CREATE QUERY markStatistics(INT percentile = 25)  { 
  	TYPEDEF tuple<INT measure> hMeasure;
	MapAccum<STRING, MaxAccum<INT>> @@measureMax;
	MapAccum<STRING, MinAccum<INT>> @@measureMin;
	MapAccum<STRING, AvgAccum>        @@measureAvg;
	MapAccum<STRING, AvgAccum>        @@diffs;
	MapAccum<STRING, INT>             @@count;
	HeapAccum<hMeasure> (percentile, measure DESC) @@percentileTop;
	HeapAccum<hMeasure> (percentile, measure ASC) @@percentileBot;
  	
	H = {GeneralMeasure.*};
	H1 = SELECT h FROM H:h  
	     ACCUM @@measureMax += (h.generalMeasureName -> h.generalMeasure),
	           @@measureMin += (h.generalMeasureName -> h.generalMeasure),
	           @@measureAvg += (h.generalMeasureName -> h.generalMeasure),
	           @@count += (h.generalMeasureName -> 1)
	     POST-ACCUM 
	           @@diffs      += (h.generalMeasureName -> 
					pow(h.generalMeasure - @@measureAvg.get(h.generalMeasureName),2));
	
	//  Use the diffs to calculate std deviation
	FOREACH (key,val) in @@diffs DO
   
	  @@percentileTop.resize(@@count.get(key) * percentile / 100);
	  @@percentileBot.resize(@@count.get(key) * percentile / 100);
	  H2 = SELECT h FROM H:h  
	     WHERE h.generalMeasureName == key
	     ACCUM @@percentileTop += hMeasure(h.generalMeasure),
	           @@percentileBot += hMeasure(h.generalMeasure);
	
	   FOREACH i IN RANGE[2, @@percentileTop.size()] DO
             @@percentileTop.pop();
	     @@percentileBot.pop();
     END;
	   PRINT key, @@measureMin.get(key) as minval, @@measureMax.get(key) as maxval, sqrt(val) as stddev, @@measureAvg.get(key) as avgval, @@count.get(key) as countvals, @@percentileTop.top().measure as topPercentile, @@percentileBot.top().measure as bottomPercentile;
	END;
}

Szilard_Barany · May 20, 2020, 9:54pm

Ugly or not, it’s nice! (Wait a minute, does it even make sense?)

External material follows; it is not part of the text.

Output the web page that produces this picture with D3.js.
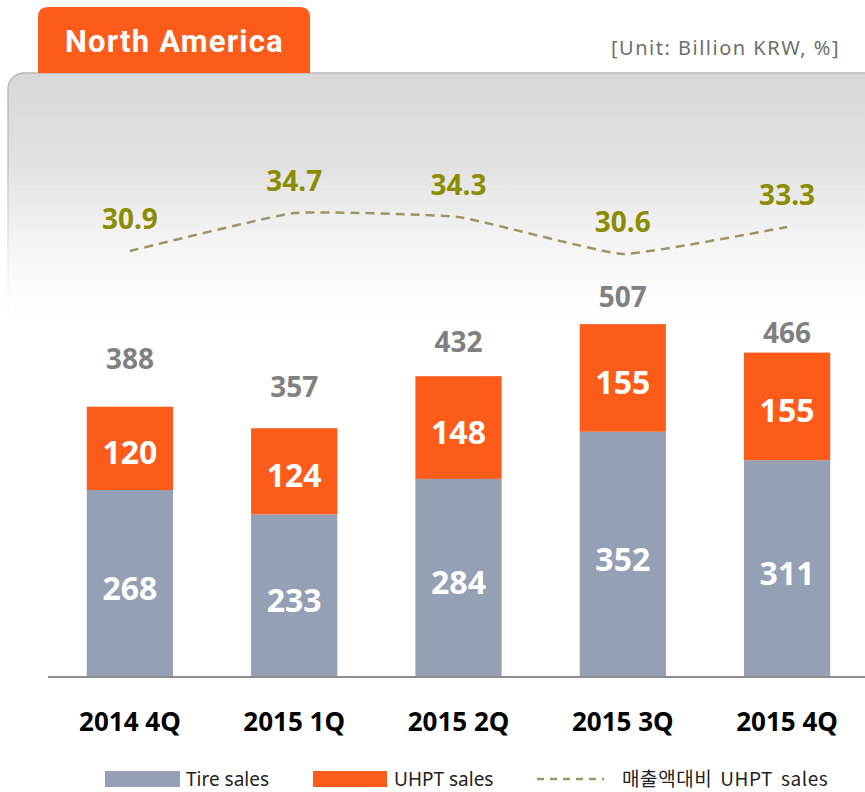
<!DOCTYPE html>
<html>
<head>
<meta charset="utf-8">
<script src="https://cdn.jsdelivr.net/npm/d3@7"></script>
<style>
  body { margin:0; background:#fff; }
  #canvas { width:865px; height:792px; }
  text { font-family: "Noto Sans", "Open Sans", sans-serif; }
</style>
</head>
<body>
<div id="canvas" class="canvas"></div>
<script>
// data
var quarters = ['2014 4Q','2015 1Q','2015 2Q','2015 3Q','2015 4Q'];
var tireSales = [268, 233, 284, 352, 311];
var uhptSales = [120, 124, 148, 155, 155];
var totals = [388, 357, 432, 507, 466];
var uhptRatio = [30.9, 34.7, 34.3, 30.6, 33.3];
var legendLabels = ['Tire sales', 'UHPT sales', '매출액대비 UHPT sales'];

var W = 865, H = 792;
var cGray = '#95a0b4', cOrange = '#fd5b19', cLine = '#a09464', cPct = '#8c8c00';

var svg = d3.select('.canvas').append('svg')
    .attr('width', W).attr('height', H);

// background panel gradient
var defs = svg.append('defs');
var grad = defs.append('linearGradient').attr('id','panelGrad')
    .attr('x1',0).attr('y1',0).attr('x2',0).attr('y2',1);
grad.append('stop').attr('offset','0%').attr('stop-color','#d8d8d8');
grad.append('stop').attr('offset','40%').attr('stop-color','#f0f0f0');
grad.append('stop').attr('offset','100%').attr('stop-color','#ffffff');
var sgrad = defs.append('linearGradient').attr('id','edgeGrad')
    .attr('x1',0).attr('y1',0).attr('x2',0).attr('y2',1);
sgrad.append('stop').attr('offset','0%').attr('stop-color','#b8b8b8');
sgrad.append('stop').attr('offset','100%').attr('stop-color','#ffffff');

svg.append('rect')
    .attr('x',8).attr('y',73).attr('width',880).attr('height',560)
    .attr('rx',16)
    .attr('fill','url(#panelGrad)')
    .attr('stroke','url(#edgeGrad)').attr('stroke-width',1.5);
// fade panel below to white
var fade = defs.append('linearGradient').attr('id','fadeGrad')
    .attr('x1',0).attr('y1',0).attr('x2',0).attr('y2',1);
fade.append('stop').attr('offset','0%').attr('stop-color','#fff').attr('stop-opacity',0);
fade.append('stop').attr('offset','100%').attr('stop-color','#fff').attr('stop-opacity',1);
svg.append('rect').attr('x',0).attr('y',170).attr('width',W).attr('height',150)
    .attr('fill','url(#fadeGrad)');
svg.append('rect').attr('x',0).attr('y',320).attr('width',W).attr('height',400)
    .attr('fill','#fff');

// title tab
svg.append('path')
    .attr('d','M38,73 V17 Q38,7 48,7 H300 Q310,7 310,17 V73 Z')
    .attr('fill', cOrange);
svg.append('text').attr('x',65).attr('y',52)
    .attr('fill','#fff').attr('font-size',31).attr('font-weight','bold')
    .attr('letter-spacing',1.2)
    .style('font-family','Roboto, "Noto Sans", sans-serif')
    .text('North America');
svg.append('text').attr('x',840).attr('y',55)
    .attr('text-anchor','end').attr('fill','#6e6e6e').attr('font-size',20)
    .attr('letter-spacing',1.5)
    .text('[Unit: Billion KRW, %]');

// scales
var x = d3.scaleBand().domain(quarters).range([49, 868]).paddingInner(0.475).paddingOuter(0.23);
var baseY = 676;
var y = d3.scaleLinear().domain([0, 100]).range([baseY, baseY - 69.4]);
var yr = d3.scaleLinear().domain([30, 35]).range([260, 210]);

var plot = svg.append('g');

// stacked bars
var stackData = quarters.map(function(q, i){ return {q:q, i:i, tire:tireSales[i], uhpt:uhptSales[i], total:totals[i]}; });

plot.selectAll('.tire').data(stackData).enter().append('rect')
    .attr('class','tire')
    .attr('x', function(d){ return x(d.q); })
    .attr('width', x.bandwidth())
    .attr('y', function(d){ return y(d.tire); })
    .attr('height', function(d){ return baseY - y(d.tire); })
    .attr('fill', cGray);

plot.selectAll('.uhpt').data(stackData).enter().append('rect')
    .attr('class','uhpt')
    .attr('x', function(d){ return x(d.q); })
    .attr('width', x.bandwidth())
    .attr('y', function(d){ return y(d.tire + d.uhpt); })
    .attr('height', function(d){ return y(d.tire) - y(d.tire + d.uhpt); })
    .attr('fill', cOrange);

// bar value labels
plot.selectAll('.tireLbl').data(stackData).enter().append('text')
    .attr('x', function(d){ return x(d.q) + x.bandwidth()/2; })
    .attr('y', function(d){ return (y(d.tire) + baseY)/2 + 17; })
    .attr('text-anchor','middle').attr('fill','#fff')
    .attr('font-size',32).attr('font-weight','bold')
    .text(function(d){ return d.tire; });

plot.selectAll('.uhptLbl').data(stackData).enter().append('text')
    .attr('x', function(d){ return x(d.q) + x.bandwidth()/2; })
    .attr('y', function(d){ return (y(d.tire) + y(d.tire + d.uhpt))/2 + 16; })
    .attr('text-anchor','middle').attr('fill','#fff')
    .attr('font-size',32).attr('font-weight','bold')
    .text(function(d){ return d.uhpt; });

// total labels (placed a bit closer to the bar further right, like the original)
plot.selectAll('.totLbl').data(stackData).enter().append('text')
    .attr('x', function(d){ return x(d.q) + x.bandwidth()/2; })
    .attr('y', function(d){ return y(d.total) - 38 + 7 * d.i; })
    .attr('text-anchor','middle').attr('fill','#808080')
    .attr('font-size',28).attr('font-weight','bold')
    .text(function(d){ return d.total; });

// axis line
svg.append('line').attr('x1',48).attr('x2',W).attr('y1',baseY+1).attr('y2',baseY+1)
    .attr('stroke','#8c8c8c').attr('stroke-width',2);

// category labels
var axisX = d3.axisBottom(x).tickSize(0).tickPadding(37);
var gx = svg.append('g').attr('transform','translate(0,' + baseY + ')').call(axisX);
gx.select('.domain').remove();
gx.selectAll('text')
    .attr('fill','#000').attr('font-size',26).attr('font-weight','bold')
    .style('font-family','"Noto Sans", sans-serif');

// ratio line
var line = d3.line()
    .x(function(d, i){ return x(quarters[i]) + x.bandwidth()/2; })
    .y(function(d){ return yr(d); })
    .curve(d3.curveCardinal.tension(0.65));
svg.append('path').datum(uhptRatio)
    .attr('d', line)
    .attr('fill','none').attr('stroke', cLine).attr('stroke-width',2.5)
    .attr('stroke-dasharray','9,6');

svg.selectAll('.pctLbl').data(uhptRatio).enter().append('text')
    .attr('x', function(d, i){ return x(quarters[i]) + x.bandwidth()/2; })
    .attr('y', function(d){ return yr(d) - 22; })
    .attr('text-anchor','middle').attr('fill', cPct)
    .attr('font-size',28).attr('font-weight','bold')
    .text(function(d){ return d.toFixed(1); });

// legend
var lg = svg.append('g').attr('transform','translate(0,779)');
lg.append('rect').attr('x',105).attr('y',-8).attr('width',75).attr('height',16).attr('fill',cGray);
lg.append('text').attr('x',186).attr('y',7).attr('font-size',19).attr('fill','#222').text(legendLabels[0]);
lg.append('rect').attr('x',313).attr('y',-8).attr('width',74).attr('height',16).attr('fill',cOrange);
lg.append('text').attr('x',394).attr('y',7).attr('font-size',19).attr('fill','#222').text(legendLabels[1]);
lg.append('line').attr('x1',537).attr('x2',604).attr('y1',0).attr('y2',0)
    .attr('stroke',cLine).attr('stroke-width',2.5).attr('stroke-dasharray','7,6');
lg.append('text').attr('x',622).attr('y',7).attr('font-size',19).attr('fill','#222')
    .attr('letter-spacing',0.6).attr('word-spacing',3)
    .style('font-family','"Noto Sans CJK KR", "Noto Sans", sans-serif')
    .text(legendLabels[2]);
</script>
</body>
</html>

With 3.0 maybe it could be turned into a function (a query returning value) using the new “schema-flexible querying”, (i.e. using type parameters in queries) so that it could be used for any vertex type having a numerical attribute.

markmegerian · May 20, 2020, 10:02pm

Thanks for the feedback. Also, if the HeapAccum had a bottom() function, I wouldn’t have needed all that funny business with popping off all but the last entry.

Rayees_Pasha · May 20, 2020, 10:58pm

Thanks @markmegerian for sharing your code snippet. I will take the the feedback on HeapAccum and add to the list of future Language improvements on the roadmap.